The demand side of the equation is straightforward. Enterprises and governments need compute. Lots of it. Training and running large language models, running inference workloads, processing the kind of data that makes sovereign AI possible: all of it requires GPU-dense facilities with massive power budgets. HIVE already has the power. Now it’s building the facility to match.
The “sovereign AI” angle matters here too. Countries and provinces are increasingly uncomfortable with the idea that their AI workloads run on infrastructure controlled by foreign hyperscalers. A domestically owned, Canadian-based gigafactory speaks directly to that anxiety, which could open doors to government contracts and partnerships that a pure-play crypto miner would never land.
The bigger picture: miners becoming AI landlords
HIVE isn’t the first Bitcoin miner to pivot toward AI, and it won’t be the last. The playbook has become almost predictable: company builds out cheap power for mining, realizes that same power infrastructure is catnip for AI workloads, rebrands as a “digital infrastructure” company, and watches its stock rerate.
The logic is sound. Bitcoin mining already requires exactly the things AI data centers need: cheap electricity, cooling infrastructure, and experience managing high-density compute at scale. The margins on AI hosting tend to be more predictable than mining, where revenue fluctuates with Bitcoin’s price and network difficulty adjustments.
But the CAD $3.5 billion question is execution. Building a facility of this scale is not the same as scaling a mining operation.

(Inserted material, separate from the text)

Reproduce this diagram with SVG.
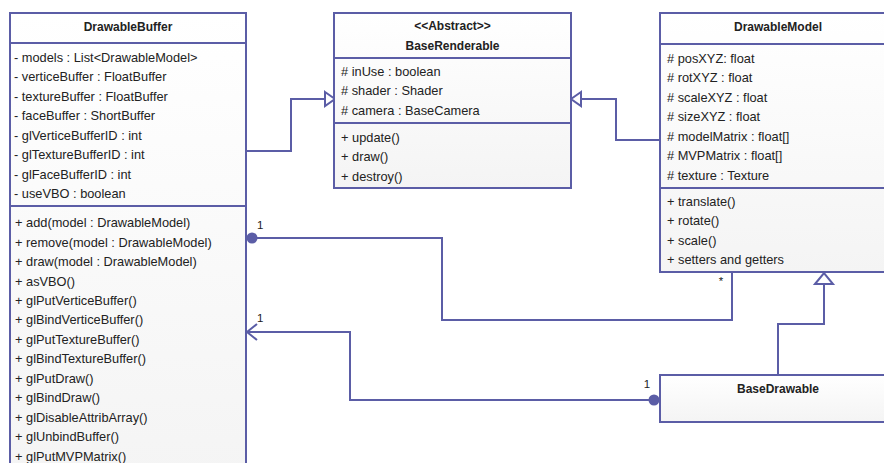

Data center construction timelines have a well-documented tendency to slip. Supply chains for high-end GPUs remain tight. And financing a project worth several multiples of your current market cap introduces dilution risk that investors should weigh carefully.
HIVE’s existing power portfolio of over 850 MW globally gives it a genuine structural advantage. Power is the bottleneck for AI infrastructure right now, and companies that already control it don’t have to fight utilities, regulators, and NIMBYs to get new capacity online. That head start is real.
Still, the gap between announcing a gigafactory and actually delivering one is where many ambitious plans quietly die. The second half of 2027 operational target gives HIVE roughly 18 months from announcement to first operations. That’s aggressive for a facility of this magnitude.
For investors watching the crypto-to-AI pipeline, HIVE’s move crystallizes a trend that’s reshaping how the market values former mining companies. The premium is no longer tied to Bitcoin exposure. It’s tied to power capacity, GPU density, and the ability to sign enterprise contracts. HIVE’s $30 million in existing AI cloud service contracts is a start, but it’s a rounding error compared to the revenue the gigafactory is supposed to generate.
The risk-reward calculus here is binary in a way that should make cautious investors pause. If HIVE delivers on the Toronto facility at anything close to projected timelines and costs, the current valuation looks cheap relative to $400-550 million in annual revenue potential. If construction delays, financing challenges, or GPU supply constraints push the timeline out, that 35% surge could look premature. Watch the financing structure and construction milestones, because those will tell you whether this is a genuine transformation or an expensive press release.